* [TASK DETAILS]
Copy the lines below as they are; omit the images they contain.

* [SUPPLIED INFORMATION]
┄┄┄┄┄┄┄┄┄┄

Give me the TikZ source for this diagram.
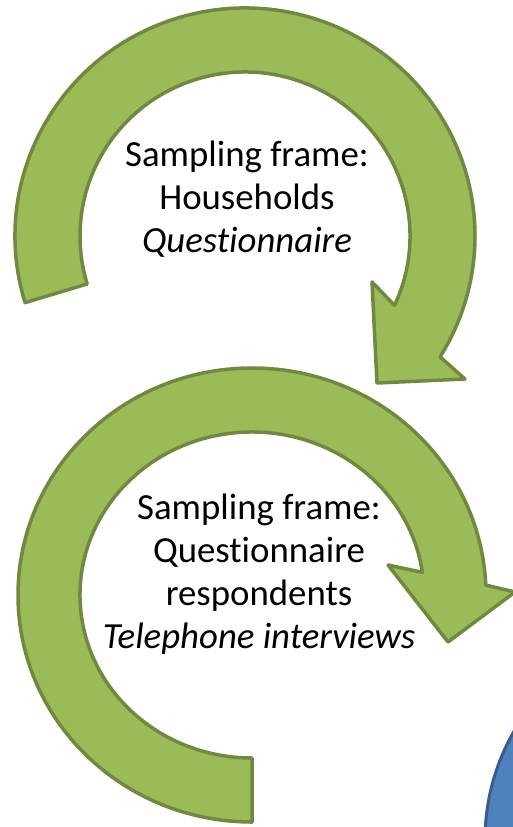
\documentclass[tikz,border=0pt]{standalone}
\usepackage{fontspec}
\setmainfont{Carlito}[Ligatures=NoCommon]
\usetikzlibrary{calc}

\definecolor{leafgreen}{HTML}{9BBB59}
\definecolor{leafedge}{HTML}{71893F}
\definecolor{poolblue}{HTML}{4F81BD}
\definecolor{pooledge}{HTML}{385D8A}

\begin{document}
\begin{tikzpicture}[
		x=1pt, y=-1pt,
		loop arrow/.style={fill=leafgreen, draw=leafedge, line width=3.5pt, line join=round},
		every node/.style={align=center, font=\fontsize{36.8}{43}\selectfont}
	]
  \useasboundingbox (0,0) rectangle (513,827);
  \clip (0,0) rectangle (513,827);

  % first loop: tail on the left, head down on the right
  \coordinate (c_top) at (245,236);
  \draw [loop arrow] (c_top) ++(163:230 and 228)
    arc [start angle=163, end angle=392, x radius=230, y radius=228]
    -- (465,379) -- (377,383) -- (372,282)
    -- ($(c_top)+(385:165 and 164)$)
    arc [start angle=385, end angle=163, x radius=165, y radius=164] -- cycle;

  % second loop: tail at the bottom, head to the right
  \coordinate (c_bot) at (252,595);
  \draw [loop arrow] (c_bot) ++(90:234 and 227)
    arc [start angle=90, end angle=357.5, x radius=234, y radius=227]
    -- (515,592) -- (448,642) -- (388,565)
    -- ($(c_bot)+(352:172 and 163)$)
    arc [start angle=352, end angle=90, x radius=172, y radius=163] -- cycle;

  % next loop, only its edge shows
  \draw [fill=poolblue, draw=pooledge, line width=3pt] (703,840) circle (218);

  \node (top_text) at (247,199) {Sampling frame:\\Households\\\textit{Questionnaire}};
  \node (bot_text) at (259,574) {Sampling frame:\\Questionnaire\\respondents\\\textit{Telephone interviews}};
\end{tikzpicture}
\end{document}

┄┄┄┄┄┄┄┄┄┄

* [THE COMPLETED TASK]
Give me the TikZ source for this diagram.
\documentclass[tikz,border=0pt]{standalone}
\usepackage{fontspec}
\setmainfont{Carlito}[Ligatures=NoCommon]
\usetikzlibrary{calc}

\definecolor{leafgreen}{HTML}{9BBB59}
\definecolor{leafedge}{HTML}{71893F}
\definecolor{poolblue}{HTML}{4F81BD}
\definecolor{pooledge}{HTML}{385D8A}

\begin{document}
\begin{tikzpicture}[
		x=1pt, y=-1pt,
		loop arrow/.style={fill=leafgreen, draw=leafedge, line width=3.5pt, line join=round},
		every node/.style={align=center, font=\fontsize{36.8}{43}\selectfont}
	]
  \useasboundingbox (0,0) rectangle (513,827);
  \clip (0,0) rectangle (513,827);

  % first loop: tail on the left, head down on the right
  \coordinate (c_top) at (245,236);
  \draw [loop arrow] (c_top) ++(163:230 and 228)
    arc [start angle=163, end angle=392, x radius=230, y radius=228]
    -- (465,379) -- (377,383) -- (372,282)
    -- ($(c_top)+(385:165 and 164)$)
    arc [start angle=385, end angle=163, x radius=165, y radius=164] -- cycle;

  % second loop: tail at the bottom, head to the right
  \coordinate (c_bot) at (252,595);
  \draw [loop arrow] (c_bot) ++(90:234 and 227)
    arc [start angle=90, end angle=357.5, x radius=234, y radius=227]
    -- (515,592) -- (448,642) -- (388,565)
    -- ($(c_bot)+(352:172 and 163)$)
    arc [start angle=352, end angle=90, x radius=172, y radius=163] -- cycle;

  % next loop, only its edge shows
  \draw [fill=poolblue, draw=pooledge, line width=3pt] (703,840) circle (218);

  \node (top_text) at (247,199) {Sampling frame:\\Households\\\textit{Questionnaire}};
  \node (bot_text) at (259,574) {Sampling frame:\\Questionnaire\\respondents\\\textit{Telephone interviews}};
\end{tikzpicture}
\end{document}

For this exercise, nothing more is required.